English quintet Idles, after a false start with the mediocre EPs Welcome (2012) and Meat (2015), revitalized punk-rock on their album Brutalism (2017) with lightning-speed songs that pit raucous pub-grade shouter Joe Talbot against the incendiary guitars of Mark Bowen and Lee Kiernan and the relentless rhythm section of Adam Devonshire (bass) and Jon Beavis (drums). The limit of the project is that it sounds like a compendium of punk-rock of the 1970s. There are echoes of Clash, Fall and Stiff Little Fingers, as well as of their American counterparts (Ramones, Cramps) all over the album, from the savage psychobilly of Heel / Heal to the panzer voodoobilly of Divide & Conquer, from the ska-tinged Mother to the Devo madness of 10:49 Gotho. There is a comic undercurrent in the musichall steps of Well Done and in the emphatically poppy refrain of Benzocaine (over a feverish whirling rhythm), perhaps the album's most successful gag. There are more complex ideas in Date Night and Rachel Khoo that don't lose the energy. Nothing that we haven't heard before (a few hundred times), but nonetheless amusing and occasionally exciting.

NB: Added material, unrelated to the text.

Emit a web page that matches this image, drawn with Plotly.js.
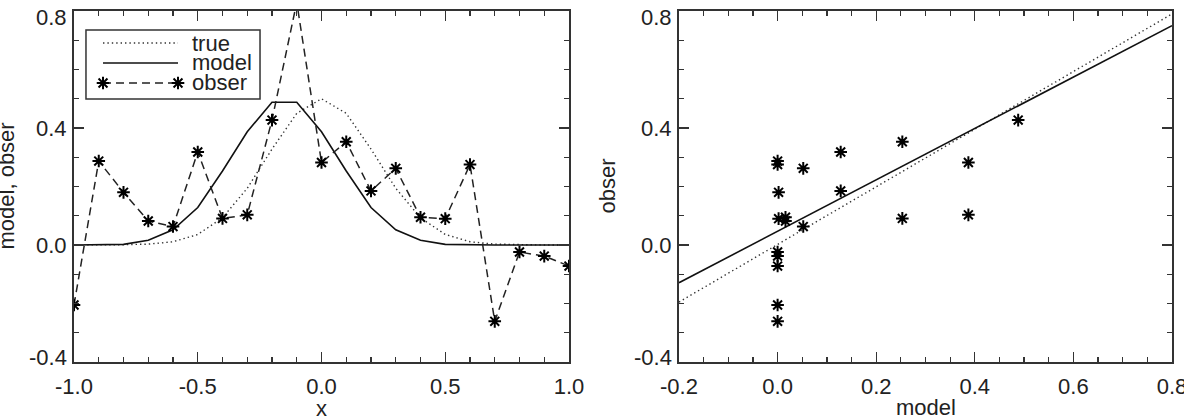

Unfortunately, the Idles lost most of their "brutalist" energy on Joy as an Act of Resistance (2018), the typical sophomore-album letdown. If you make it past the agitated (but rather tedious) Colossus, the magniloquent (but a bit clownish) Never Fight a Man with a Perm, and the poppy Danny Nedelko (a lame imitation of Green Day), you may enjoy the wild tribal charleston beat of I'm Scum and the one tune that is both visceral and melodic, Television. Not much else to salvage.